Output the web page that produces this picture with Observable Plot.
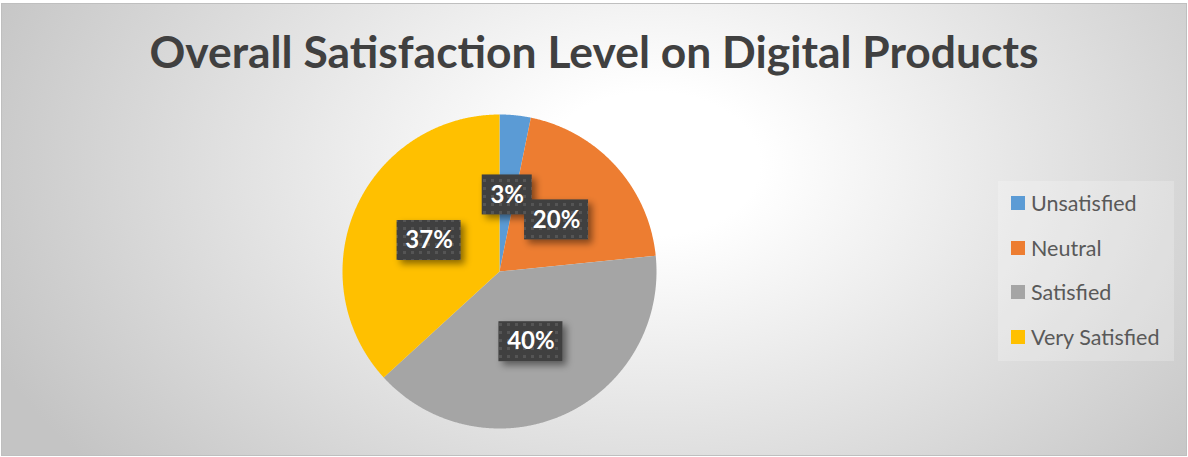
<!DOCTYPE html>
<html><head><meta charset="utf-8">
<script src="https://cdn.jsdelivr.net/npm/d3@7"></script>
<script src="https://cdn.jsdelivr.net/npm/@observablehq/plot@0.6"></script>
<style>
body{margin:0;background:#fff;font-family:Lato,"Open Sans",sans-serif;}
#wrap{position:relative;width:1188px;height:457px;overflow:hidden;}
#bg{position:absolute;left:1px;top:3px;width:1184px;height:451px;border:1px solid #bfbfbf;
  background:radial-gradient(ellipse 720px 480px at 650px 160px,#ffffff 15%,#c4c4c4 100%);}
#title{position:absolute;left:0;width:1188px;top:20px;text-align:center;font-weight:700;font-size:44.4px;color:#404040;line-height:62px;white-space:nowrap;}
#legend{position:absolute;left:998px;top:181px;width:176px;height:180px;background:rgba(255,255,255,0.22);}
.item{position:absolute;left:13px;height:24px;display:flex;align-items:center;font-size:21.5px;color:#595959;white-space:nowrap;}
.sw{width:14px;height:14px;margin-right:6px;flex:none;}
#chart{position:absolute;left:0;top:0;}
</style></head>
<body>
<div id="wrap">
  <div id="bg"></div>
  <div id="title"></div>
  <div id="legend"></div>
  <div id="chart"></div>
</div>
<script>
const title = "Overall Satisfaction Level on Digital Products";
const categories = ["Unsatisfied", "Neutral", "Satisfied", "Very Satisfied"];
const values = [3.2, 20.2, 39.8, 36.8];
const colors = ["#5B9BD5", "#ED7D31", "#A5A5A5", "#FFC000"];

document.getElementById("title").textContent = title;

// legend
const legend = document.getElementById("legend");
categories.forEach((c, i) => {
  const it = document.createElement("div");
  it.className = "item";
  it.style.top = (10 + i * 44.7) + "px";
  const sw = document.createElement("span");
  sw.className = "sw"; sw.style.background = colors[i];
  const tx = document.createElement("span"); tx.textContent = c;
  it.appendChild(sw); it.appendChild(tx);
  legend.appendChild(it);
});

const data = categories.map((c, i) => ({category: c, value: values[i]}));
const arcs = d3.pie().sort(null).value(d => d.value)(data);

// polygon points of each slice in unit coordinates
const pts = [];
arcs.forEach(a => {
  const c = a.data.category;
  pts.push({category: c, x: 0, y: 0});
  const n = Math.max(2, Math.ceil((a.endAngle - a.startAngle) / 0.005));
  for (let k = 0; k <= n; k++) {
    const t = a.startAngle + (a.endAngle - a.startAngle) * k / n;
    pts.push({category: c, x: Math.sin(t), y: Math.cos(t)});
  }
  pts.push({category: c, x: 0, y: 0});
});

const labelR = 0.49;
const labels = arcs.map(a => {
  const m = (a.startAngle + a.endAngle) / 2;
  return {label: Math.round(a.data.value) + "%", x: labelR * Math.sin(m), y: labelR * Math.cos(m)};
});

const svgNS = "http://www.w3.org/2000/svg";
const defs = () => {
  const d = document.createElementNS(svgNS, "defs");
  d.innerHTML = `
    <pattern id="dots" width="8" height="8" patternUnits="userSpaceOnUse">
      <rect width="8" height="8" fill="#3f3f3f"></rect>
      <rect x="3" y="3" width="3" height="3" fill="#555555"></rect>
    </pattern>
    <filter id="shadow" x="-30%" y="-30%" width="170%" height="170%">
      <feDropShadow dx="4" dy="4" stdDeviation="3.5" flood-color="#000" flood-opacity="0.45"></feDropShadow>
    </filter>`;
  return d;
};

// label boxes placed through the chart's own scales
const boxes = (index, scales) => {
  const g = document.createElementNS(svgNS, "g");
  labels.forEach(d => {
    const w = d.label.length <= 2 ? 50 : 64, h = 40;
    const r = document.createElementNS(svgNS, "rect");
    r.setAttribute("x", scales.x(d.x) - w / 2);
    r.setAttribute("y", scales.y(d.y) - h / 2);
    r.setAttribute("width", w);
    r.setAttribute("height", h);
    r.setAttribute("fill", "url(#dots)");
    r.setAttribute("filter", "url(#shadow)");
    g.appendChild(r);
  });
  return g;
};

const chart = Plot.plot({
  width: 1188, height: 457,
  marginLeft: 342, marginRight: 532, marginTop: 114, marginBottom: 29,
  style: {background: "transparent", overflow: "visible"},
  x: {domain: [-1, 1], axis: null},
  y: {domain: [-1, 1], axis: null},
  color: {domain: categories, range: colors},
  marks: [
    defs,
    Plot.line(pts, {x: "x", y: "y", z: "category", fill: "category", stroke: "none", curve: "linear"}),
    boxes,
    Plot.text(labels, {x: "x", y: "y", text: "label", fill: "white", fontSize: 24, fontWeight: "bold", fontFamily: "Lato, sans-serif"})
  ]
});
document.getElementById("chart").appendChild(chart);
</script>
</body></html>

━━━━

Required task: Without the pictures, print the whole listing exactly as given.

Reply:
Output the web page that produces this picture with Observable Plot.
<!DOCTYPE html>
<html><head><meta charset="utf-8">
<script src="https://cdn.jsdelivr.net/npm/d3@7"></script>
<script src="https://cdn.jsdelivr.net/npm/@observablehq/plot@0.6"></script>
<style>
body{margin:0;background:#fff;font-family:Lato,"Open Sans",sans-serif;}
#wrap{position:relative;width:1188px;height:457px;overflow:hidden;}
#bg{position:absolute;left:1px;top:3px;width:1184px;height:451px;border:1px solid #bfbfbf;
  background:radial-gradient(ellipse 720px 480px at 650px 160px,#ffffff 15%,#c4c4c4 100%);}
#title{position:absolute;left:0;width:1188px;top:20px;text-align:center;font-weight:700;font-size:44.4px;color:#404040;line-height:62px;white-space:nowrap;}
#legend{position:absolute;left:998px;top:181px;width:176px;height:180px;background:rgba(255,255,255,0.22);}
.item{position:absolute;left:13px;height:24px;display:flex;align-items:center;font-size:21.5px;color:#595959;white-space:nowrap;}
.sw{width:14px;height:14px;margin-right:6px;flex:none;}
#chart{position:absolute;left:0;top:0;}
</style></head>
<body>
<div id="wrap">
  <div id="bg"></div>
  <div id="title"></div>
  <div id="legend"></div>
  <div id="chart"></div>
</div>
<script>
const title = "Overall Satisfaction Level on Digital Products";
const categories = ["Unsatisfied", "Neutral", "Satisfied", "Very Satisfied"];
const values = [3.2, 20.2, 39.8, 36.8];
const colors = ["#5B9BD5", "#ED7D31", "#A5A5A5", "#FFC000"];

document.getElementById("title").textContent = title;

// legend
const legend = document.getElementById("legend");
categories.forEach((c, i) => {
  const it = document.createElement("div");
  it.className = "item";
  it.style.top = (10 + i * 44.7) + "px";
  const sw = document.createElement("span");
  sw.className = "sw"; sw.style.background = colors[i];
  const tx = document.createElement("span"); tx.textContent = c;
  it.appendChild(sw); it.appendChild(tx);
  legend.appendChild(it);
});

const data = categories.map((c, i) => ({category: c, value: values[i]}));
const arcs = d3.pie().sort(null).value(d => d.value)(data);

// polygon points of each slice in unit coordinates
const pts = [];
arcs.forEach(a => {
  const c = a.data.category;
  pts.push({category: c, x: 0, y: 0});
  const n = Math.max(2, Math.ceil((a.endAngle - a.startAngle) / 0.005));
  for (let k = 0; k <= n; k++) {
    const t = a.startAngle + (a.endAngle - a.startAngle) * k / n;
    pts.push({category: c, x: Math.sin(t), y: Math.cos(t)});
  }
  pts.push({category: c, x: 0, y: 0});
});

const labelR = 0.49;
const labels = arcs.map(a => {
  const m = (a.startAngle + a.endAngle) / 2;
  return {label: Math.round(a.data.value) + "%", x: labelR * Math.sin(m), y: labelR * Math.cos(m)};
});

const svgNS = "http://www.w3.org/2000/svg";
const defs = () => {
  const d = document.createElementNS(svgNS, "defs");
  d.innerHTML = `
    <pattern id="dots" width="8" height="8" patternUnits="userSpaceOnUse">
      <rect width="8" height="8" fill="#3f3f3f"></rect>
      <rect x="3" y="3" width="3" height="3" fill="#555555"></rect>
    </pattern>
    <filter id="shadow" x="-30%" y="-30%" width="170%" height="170%">
      <feDropShadow dx="4" dy="4" stdDeviation="3.5" flood-color="#000" flood-opacity="0.45"></feDropShadow>
    </filter>`;
  return d;
};

// label boxes placed through the chart's own scales
const boxes = (index, scales) => {
  const g = document.createElementNS(svgNS, "g");
  labels.forEach(d => {
    const w = d.label.length <= 2 ? 50 : 64, h = 40;
    const r = document.createElementNS(svgNS, "rect");
    r.setAttribute("x", scales.x(d.x) - w / 2);
    r.setAttribute("y", scales.y(d.y) - h / 2);
    r.setAttribute("width", w);
    r.setAttribute("height", h);
    r.setAttribute("fill", "url(#dots)");
    r.setAttribute("filter", "url(#shadow)");
    g.appendChild(r);
  });
  return g;
};

const chart = Plot.plot({
  width: 1188, height: 457,
  marginLeft: 342, marginRight: 532, marginTop: 114, marginBottom: 29,
  style: {background: "transparent", overflow: "visible"},
  x: {domain: [-1, 1], axis: null},
  y: {domain: [-1, 1], axis: null},
  color: {domain: categories, range: colors},
  marks: [
    defs,
    Plot.line(pts, {x: "x", y: "y", z: "category", fill: "category", stroke: "none", curve: "linear"}),
    boxes,
    Plot.text(labels, {x: "x", y: "y", text: "label", fill: "white", fontSize: 24, fontWeight: "bold", fontFamily: "Lato, sans-serif"})
  ]
});
document.getElementById("chart").appendChild(chart);
</script>
</body></html>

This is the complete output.